Introduction:
When Elvis Presley first stepped onto a stage in the 1950s, the reaction from audiences was unlike anything the music world had seen before. It was not merely enthusiasm—it was shock, intensity, and disbelief unfolding in real time. Young women screamed so loudly during his performances that newspapers struggled to describe the phenomenon. Television broadcasts hesitated, sometimes cutting away from his movements. Parents voiced concern. Yet beneath the noise and controversy, something unmistakably new was taking shape.
Those who witnessed Elvis in his early years recognized immediately that he did not belong to any existing category of performer. Guitarist Scotty Moore once reflected, “When I first heard him, I knew I was hearing something different.” That “difference” would soon reshape popular music and cultural expression across the world.
What made Elvis unforgettable was not simply the clarity or power of his voice, but the emotional range embedded within it. He could sing with a delicate softness that felt almost fragile, then shift into a surge of raw intensity that made audiences feel every lyric physically. His sound carried the sorrow of gospel, the fire of rhythm and blues, the warmth of country, and the rebellion of early rock and roll—blended not as imitation, but as lived experience.

Producer Sam Phillips once famously said he needed “a white man with the Negro sound and the Negro feel” to break new ground in music. What he discovered in Elvis was not appropriation in the simplistic sense, but emotional authenticity shaped by lived cultural exposure. Growing up in the American South, Elvis was surrounded by gospel churches, blues rhythms of Beale Street, and country storytelling traditions. These influences were not studied academically—they were absorbed naturally into his identity.
Songs like Love Me Tender revealed a deeply vulnerable side of Elvis, while performances of Jailhouse Rock and Hound Dog carried a kinetic energy that felt rebellious and alive. This duality—tenderness and intensity—became one of his defining artistic signatures.
Beyond the stage persona and global fame, Elvis was often remembered by those close to him for his generosity and humility. Despite becoming one of the most recognized figures in modern history and selling over a billion records worldwide, he retained a sensitivity shaped by his early life in Tupelo, Mississippi. He was known to quietly help others—offering financial support, giving away gifts, and assisting struggling families without public attention.

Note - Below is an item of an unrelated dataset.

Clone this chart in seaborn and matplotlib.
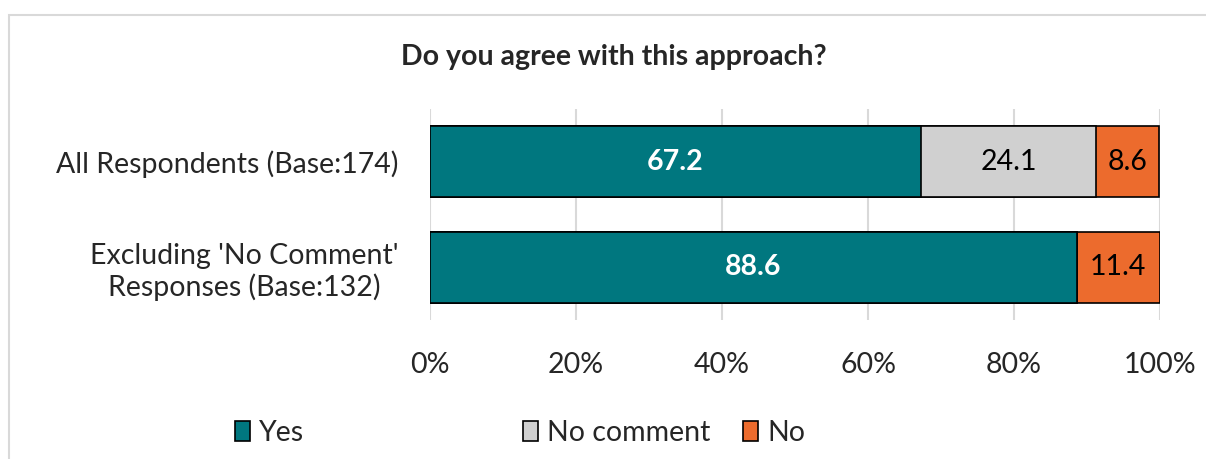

His former wife Priscilla Presley once noted that Elvis “never forgot kindness,” a detail that helped separate the man from the myth. Fame often transforms individuals, yet many accounts suggest Elvis maintained an emotional connection to ordinary human struggles even at the height of superstardom.

One of the most extraordinary milestones in his career came in 1973 with Aloha from Hawaii, the first live satellite broadcast concert. Reportedly reaching over a billion viewers globally, it symbolized a new era of shared cultural experience. In a pre-internet world, families across continents gathered around television sets to witness a single performance, unified by sound and emotion.
Nearly five decades after his passing in 1977, Elvis Presley’s presence remains strikingly alive in global culture. New generations continue to discover his voice, not as a historical artifact, but as a living emotional force. His legacy endures because he transformed music into something deeply human—where vulnerability met power, and performance became emotional truth.
Elvis Presley was never just an entertainer. He was a cultural turning point whose impact still echoes through every stage where music is meant not only to be heard, but felt.